A silence, then, "I didn't want to help them. I really didn't. You were the closest thing I had to a friend for as long as I can remember."
"I know. We're still friends. Now listen carefully: you have to go along with them, play their game. They need to think you're theirs."
"They're not like us, are they? They can't get into our heads."
"No. I don't think so."
"I don't know if I can do it. I don't feel so good."
"I'll help you. We'll do it together."
* * *
This time Frazer was absent. "Paul Traven, born in San Diego," Finwinkle read. "Only child. Family moved to San Francisco at age five.
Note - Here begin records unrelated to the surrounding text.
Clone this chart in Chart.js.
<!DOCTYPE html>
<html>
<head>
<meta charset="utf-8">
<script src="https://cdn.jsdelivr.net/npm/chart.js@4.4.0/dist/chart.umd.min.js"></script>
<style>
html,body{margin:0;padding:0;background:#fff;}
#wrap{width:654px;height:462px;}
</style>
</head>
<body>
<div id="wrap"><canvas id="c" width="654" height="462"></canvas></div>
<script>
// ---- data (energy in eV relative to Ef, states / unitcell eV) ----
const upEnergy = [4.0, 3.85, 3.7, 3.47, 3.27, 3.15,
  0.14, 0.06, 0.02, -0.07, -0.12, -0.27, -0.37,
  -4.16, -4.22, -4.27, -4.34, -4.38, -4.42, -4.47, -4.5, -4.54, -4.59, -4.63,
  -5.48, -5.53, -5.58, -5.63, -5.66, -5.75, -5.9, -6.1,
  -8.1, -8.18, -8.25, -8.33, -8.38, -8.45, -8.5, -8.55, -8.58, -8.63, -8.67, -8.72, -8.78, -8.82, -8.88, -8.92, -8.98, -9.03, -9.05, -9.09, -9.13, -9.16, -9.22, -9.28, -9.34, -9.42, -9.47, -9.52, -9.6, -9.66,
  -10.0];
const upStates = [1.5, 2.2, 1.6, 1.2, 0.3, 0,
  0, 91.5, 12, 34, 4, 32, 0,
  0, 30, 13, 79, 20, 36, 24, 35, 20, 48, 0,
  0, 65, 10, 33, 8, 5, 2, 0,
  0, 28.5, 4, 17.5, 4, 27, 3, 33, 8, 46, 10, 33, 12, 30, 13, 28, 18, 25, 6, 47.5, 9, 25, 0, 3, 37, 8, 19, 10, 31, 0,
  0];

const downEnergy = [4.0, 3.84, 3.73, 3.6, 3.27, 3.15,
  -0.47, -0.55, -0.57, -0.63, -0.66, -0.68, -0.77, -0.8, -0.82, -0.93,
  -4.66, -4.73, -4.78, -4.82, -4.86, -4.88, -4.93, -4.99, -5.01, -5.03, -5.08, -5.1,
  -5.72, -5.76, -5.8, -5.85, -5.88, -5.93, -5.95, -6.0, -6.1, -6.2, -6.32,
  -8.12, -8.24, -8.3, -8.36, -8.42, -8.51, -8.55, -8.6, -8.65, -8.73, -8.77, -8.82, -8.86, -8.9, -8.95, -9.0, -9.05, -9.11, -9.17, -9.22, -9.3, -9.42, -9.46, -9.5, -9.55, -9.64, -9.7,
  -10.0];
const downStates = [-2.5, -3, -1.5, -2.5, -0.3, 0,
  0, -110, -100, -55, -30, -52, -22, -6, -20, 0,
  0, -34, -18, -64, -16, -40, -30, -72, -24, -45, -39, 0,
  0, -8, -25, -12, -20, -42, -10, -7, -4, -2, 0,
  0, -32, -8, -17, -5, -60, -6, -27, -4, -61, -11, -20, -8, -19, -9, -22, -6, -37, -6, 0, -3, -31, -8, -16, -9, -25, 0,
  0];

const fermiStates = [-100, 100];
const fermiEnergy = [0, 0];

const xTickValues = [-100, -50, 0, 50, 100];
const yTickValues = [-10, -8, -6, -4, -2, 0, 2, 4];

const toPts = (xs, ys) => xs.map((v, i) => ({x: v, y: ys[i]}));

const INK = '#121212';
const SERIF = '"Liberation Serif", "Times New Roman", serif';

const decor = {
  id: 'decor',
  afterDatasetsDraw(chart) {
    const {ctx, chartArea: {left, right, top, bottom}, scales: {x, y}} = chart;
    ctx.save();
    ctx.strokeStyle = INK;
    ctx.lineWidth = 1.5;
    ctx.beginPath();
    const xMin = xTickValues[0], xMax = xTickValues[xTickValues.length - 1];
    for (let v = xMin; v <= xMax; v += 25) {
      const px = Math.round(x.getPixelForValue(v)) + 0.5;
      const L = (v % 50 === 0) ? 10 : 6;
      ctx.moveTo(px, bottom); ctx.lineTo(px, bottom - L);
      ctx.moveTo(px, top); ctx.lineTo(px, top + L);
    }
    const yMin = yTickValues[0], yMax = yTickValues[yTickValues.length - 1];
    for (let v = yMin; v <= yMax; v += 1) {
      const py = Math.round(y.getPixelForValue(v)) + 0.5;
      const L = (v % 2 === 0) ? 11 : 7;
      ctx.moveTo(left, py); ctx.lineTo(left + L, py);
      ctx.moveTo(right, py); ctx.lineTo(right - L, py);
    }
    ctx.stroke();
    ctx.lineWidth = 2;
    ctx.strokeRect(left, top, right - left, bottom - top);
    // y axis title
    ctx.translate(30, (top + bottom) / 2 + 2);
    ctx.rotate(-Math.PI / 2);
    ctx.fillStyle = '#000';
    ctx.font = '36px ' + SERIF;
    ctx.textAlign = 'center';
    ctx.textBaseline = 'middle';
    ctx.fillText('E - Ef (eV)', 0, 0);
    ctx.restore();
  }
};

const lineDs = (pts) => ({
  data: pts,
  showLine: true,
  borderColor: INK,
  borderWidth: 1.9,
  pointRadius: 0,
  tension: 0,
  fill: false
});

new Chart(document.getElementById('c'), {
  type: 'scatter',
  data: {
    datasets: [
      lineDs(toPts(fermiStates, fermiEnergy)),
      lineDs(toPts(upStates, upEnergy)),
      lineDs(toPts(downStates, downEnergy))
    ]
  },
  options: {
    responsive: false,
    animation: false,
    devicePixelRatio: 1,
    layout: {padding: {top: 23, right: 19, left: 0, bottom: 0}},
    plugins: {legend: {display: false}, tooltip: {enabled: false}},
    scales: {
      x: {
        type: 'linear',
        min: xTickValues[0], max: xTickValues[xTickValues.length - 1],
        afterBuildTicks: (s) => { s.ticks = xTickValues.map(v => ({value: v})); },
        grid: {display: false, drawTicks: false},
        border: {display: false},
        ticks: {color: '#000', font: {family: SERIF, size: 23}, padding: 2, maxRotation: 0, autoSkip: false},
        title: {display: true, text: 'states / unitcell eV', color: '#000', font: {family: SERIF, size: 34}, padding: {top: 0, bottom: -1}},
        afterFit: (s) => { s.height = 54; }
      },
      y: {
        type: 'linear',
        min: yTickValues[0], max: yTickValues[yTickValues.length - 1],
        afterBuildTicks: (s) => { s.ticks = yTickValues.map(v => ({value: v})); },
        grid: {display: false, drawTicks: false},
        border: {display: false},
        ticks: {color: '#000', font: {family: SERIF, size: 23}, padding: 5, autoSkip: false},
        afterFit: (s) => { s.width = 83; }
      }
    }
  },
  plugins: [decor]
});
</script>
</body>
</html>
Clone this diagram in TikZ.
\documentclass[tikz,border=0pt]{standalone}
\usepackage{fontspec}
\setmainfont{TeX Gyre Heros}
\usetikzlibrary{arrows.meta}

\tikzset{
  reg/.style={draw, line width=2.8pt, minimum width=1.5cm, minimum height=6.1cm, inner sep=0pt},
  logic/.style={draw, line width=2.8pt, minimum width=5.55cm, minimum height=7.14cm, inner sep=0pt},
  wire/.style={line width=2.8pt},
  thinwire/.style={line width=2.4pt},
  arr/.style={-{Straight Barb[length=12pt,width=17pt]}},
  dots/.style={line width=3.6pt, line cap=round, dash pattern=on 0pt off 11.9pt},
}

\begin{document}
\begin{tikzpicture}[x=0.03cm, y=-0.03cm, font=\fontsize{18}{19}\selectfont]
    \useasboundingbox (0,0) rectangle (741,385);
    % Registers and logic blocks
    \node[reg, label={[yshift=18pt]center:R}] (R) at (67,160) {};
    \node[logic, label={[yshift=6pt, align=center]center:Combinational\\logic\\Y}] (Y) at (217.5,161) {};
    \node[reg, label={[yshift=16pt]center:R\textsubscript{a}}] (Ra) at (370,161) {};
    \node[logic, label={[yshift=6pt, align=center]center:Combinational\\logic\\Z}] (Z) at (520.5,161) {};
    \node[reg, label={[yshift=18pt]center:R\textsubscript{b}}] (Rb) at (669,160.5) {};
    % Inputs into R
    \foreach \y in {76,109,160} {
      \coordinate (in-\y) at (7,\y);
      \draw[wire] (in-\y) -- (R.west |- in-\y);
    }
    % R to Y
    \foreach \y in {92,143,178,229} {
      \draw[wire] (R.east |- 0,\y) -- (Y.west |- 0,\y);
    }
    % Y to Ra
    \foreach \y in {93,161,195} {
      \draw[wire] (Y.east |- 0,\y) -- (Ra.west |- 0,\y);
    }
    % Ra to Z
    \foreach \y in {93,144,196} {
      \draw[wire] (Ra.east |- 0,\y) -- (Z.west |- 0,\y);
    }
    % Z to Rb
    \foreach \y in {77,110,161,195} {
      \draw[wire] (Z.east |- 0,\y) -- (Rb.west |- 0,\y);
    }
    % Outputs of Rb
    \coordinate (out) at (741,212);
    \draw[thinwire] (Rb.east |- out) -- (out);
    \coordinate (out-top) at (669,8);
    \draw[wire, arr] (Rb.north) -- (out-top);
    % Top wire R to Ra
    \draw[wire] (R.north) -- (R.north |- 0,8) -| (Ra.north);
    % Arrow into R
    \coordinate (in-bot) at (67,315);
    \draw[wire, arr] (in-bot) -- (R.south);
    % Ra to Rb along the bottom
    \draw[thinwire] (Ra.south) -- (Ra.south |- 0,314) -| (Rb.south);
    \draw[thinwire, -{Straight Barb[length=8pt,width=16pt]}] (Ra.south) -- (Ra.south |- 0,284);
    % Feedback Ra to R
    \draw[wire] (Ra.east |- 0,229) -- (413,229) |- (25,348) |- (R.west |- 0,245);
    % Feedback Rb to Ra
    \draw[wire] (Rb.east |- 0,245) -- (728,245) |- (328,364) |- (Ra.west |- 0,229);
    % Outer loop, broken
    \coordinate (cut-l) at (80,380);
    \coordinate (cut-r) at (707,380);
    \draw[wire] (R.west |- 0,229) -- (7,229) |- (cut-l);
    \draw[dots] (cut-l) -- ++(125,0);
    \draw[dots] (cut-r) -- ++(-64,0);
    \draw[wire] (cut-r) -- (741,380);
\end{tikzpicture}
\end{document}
Exceptional student in Primary School and first few years of High School, then your grades start dropping. Attended one year of University, failed half your classes, dropped out. Traveled around Southern California and Mexico, came back and worked at various odd jobs, traveled around the States. Quite the wanderer."
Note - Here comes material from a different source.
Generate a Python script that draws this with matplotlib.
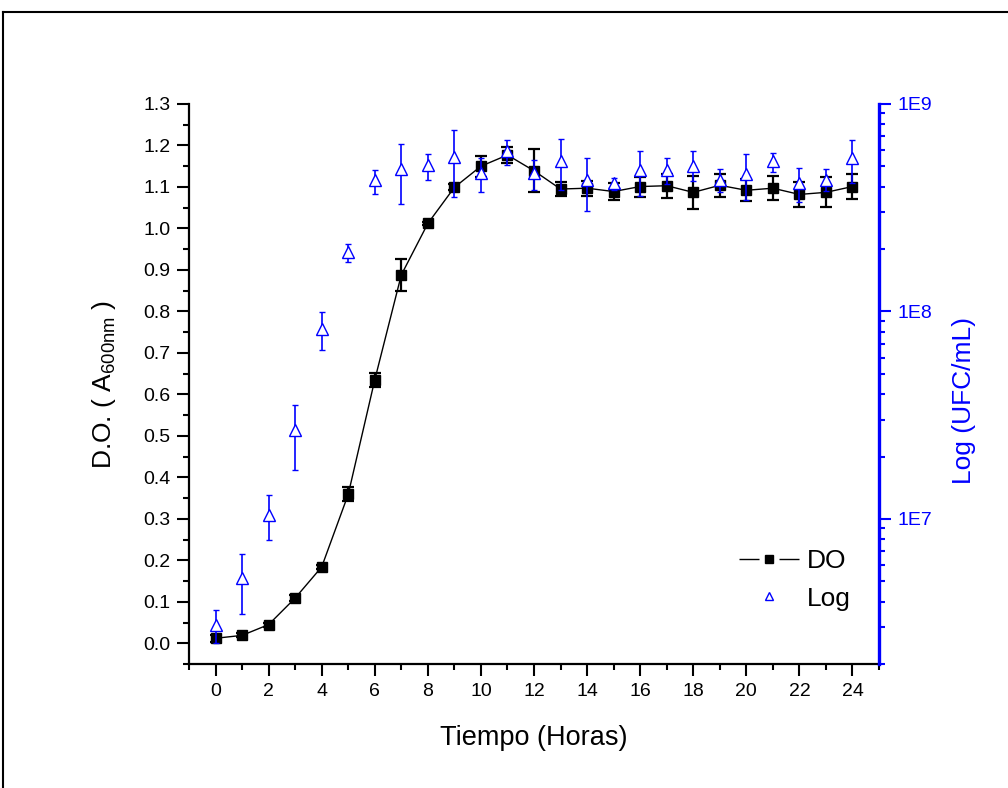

"I was reading Kerouac a lot at the time."
"Came back to the Bay Area again and got married to a Linda McMettner. Six months later you broke up, she attempted suicide and ended up a semi-vegetable in a mental asylum. Why?"
"None of your business."
"Everything is our business. Please cooperate."
Paul sighed. "She got pregnant. We had plans to travel together and didn't want to be tied down. She had an abortion."
"That was illegal, wasn't it?"
"Yeah. So then afterwards, she regretted it. I did too. We just couldn't stay together. I left. I didn't hear what happened to her until much later."
"Then it's more of the same. Traveling, transient employment. You never stayed anywhere more than a few years. History of drug abuse: mostly marijuana and LSD."
"How do you know that?"
"We know. We did some research. But we can't connect all this data. Why were they after you? That's what we need to figure out."
Paul shrugged.
"I want you to tell me about the time you first met them. Where were you? What happened? Give me details."
"I was trekking in the mountains."
"The Himalayas, in Nepal."
"Yes. I fainted in the snow and Jason found me."
"Jasmine wasn't with him?"
"No. He helped me down the mountain. We met her in Pokhara."
"What caused you to faint?"
Paul remained silent.
"Were you high? Had you taken drugs?"
"I don't have to answer any incriminating questions."
"Listen, this goes way beyond a drug bust. I'm not a narcotics agent and I'm not concerned with your personal vices unless they affect this situation. But we need to know this."
"I'd taken some acid."
"LSD."
"Yes."
"How much?"
"I can't give you a scientific measurement if that's what you want. I bought it from a guy on Freak Street. It was blotter acid. I took five hits; that's four more than I should have."
"Why?"
Paul shrugged again. "I wanted to get very high."
"Okay. So when you met Jason did anything unusual happen?"
"I was stoned out of my mind."
"But do you remember anything?"
"Bits and pieces. I don't know."
Finwinkle closed the file folder. "That's not good enough. Mr. Traven, we have drugs that can make you spill everything until your head's empty. We are authorized to use sleep deprivation, fasting, hypnosis, and other more extreme methods if necessary. This is a matter of not national but international security. We are trying to give you a chance to cooperate voluntarily. I urge you to take the opportunity for your own sake."